(Paris) « Je voulais une pochette lumineuse, un néon dans ces temps sombres et compliqués » : les critères choisis par Stephan Eicher pour ses visuels collent aussi aux chansons de son nouvel album, Ode.

Le disque, 17e album studio, « raconte une histoire », comme le dit l’artiste rencontré à Paris par l’AFP. Ode s’ouvre par Sans contact, inspiré par les premiers mois de la crise sanitaire, et s’achève par Éclaircie, mot qui semble avoir guidé l’ensemble.

La pochette, qui joue sur une couleur rouge pétante, est signée de l’artiste contemporaine suisse Sylvie Fleury. « Depuis Homeless Songs, je demande à des artistes contemporains de formuler la pochette, car la musique a toujours nourri l’inspiration de ces artistes », déroule l’auteur-compositeur-interprète suisse.

Il avait aussi récemment travaillé avec la plasticienne française Sophie Calle. « C’est une façon pour moi de recevoir des pièces d’art contemporain et de les exposer, sans avoir à débourser une fortune ».

Ode rassemble des chansons inédites et d’autres déjà directement parues cette année sur les plateformes, par poignées, loin du format album en physique attendu pour un artiste de son rang.

PHOTO TIRÉE DU SITE DE STEPHAN EICHER

La pochette d’Ode, qui joue sur une couleur rouge pétante, est signée de l’artiste contemporaine suisse Sylvie Fleury.

Qu’a-t-il tiré de cette expérience de livraison numérique ? « Je pensais que le public serait heureux de recevoir de la musique comme ça, sans attendre l’album. C’était une mauvaise idée, un échec total, du Stephan Eicher quoi. On ne va pas faire des choses qui fonctionnent », lâche-t-il dans son rire doux-amer communicatif.

Tout n’est pas si noir. En 2022, il y a encore une attente autour de l’auteur du succès Déjeuner en paix.

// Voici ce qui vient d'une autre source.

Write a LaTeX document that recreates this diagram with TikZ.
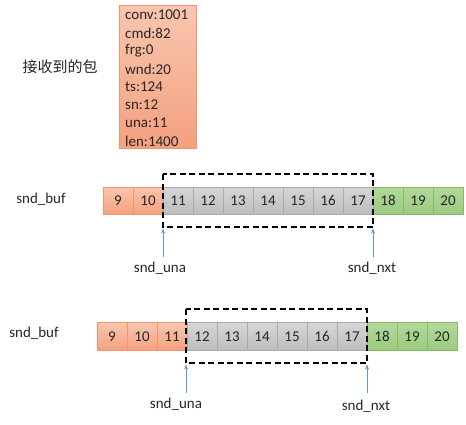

En tout cas autour du format album, puisque Ode s’est classé à la 8e place des meilleures ventes en France pour sa première semaine d’exploitation, selon les chiffres du Snep (Syndicat national de l’édition phonographique).

« Il faudra de la magie »

C’est d’ailleurs le seul disque de chansons dans un top dix dominé par rap, r’n’b ou pop moderne (d’OrelSan, numéro 1, à Angèle, numéro 10).

Stephan Eicher se tourne maintenant vers la transposition scénique pour une prochaine tournée qui intégrera des morceaux d’Ode, dont nombre de textes sont une fois encore signés de Philippe Djian, écrivain français et complice de longue date.

Pour la scène, le chanteur suisse de 62 ans à la moustache façon d’Artagnan fourmille d’idées, lui qui s’était autrefois produit avec des musiciens-automates.

Dernièrement, il tournait avec ses musiciens (en chair et en os cette fois) sur une scène en forme de radeau (avec coque en tonneaux, cordages et voiles). Un décor symbole de la résilience des artistes, parfois malmenés par l’Orage (un des nouveaux titres), mais embarquant toujours les spectateurs vers les rivages de Rêverie (autre morceau d’Ode).

Pour les prochains concerts, « il faudra de la magie », lâche-t-il. « On nous dit en ce moment qu’il faut s’attendre au pire, avec des coupures électriques. Je veux simuler ça sur scène, avec la sono qui baisse, mais avec une trompette-automate qui jouerait toute seule et flotterait dans le public avant que les basses ne reprennent », s’emballe le musicien.

« Bon, un tiers de mes idées seulement va être réalisable, comme d’habitude, et vous allez dire que je baratine en venant voir le spectacle », s’esclaffe-t-il. On lui avait dit aussi que sa tournée avec sa scène-radeau itinérante serait impossible. Elle a pourtant bien eu lieu.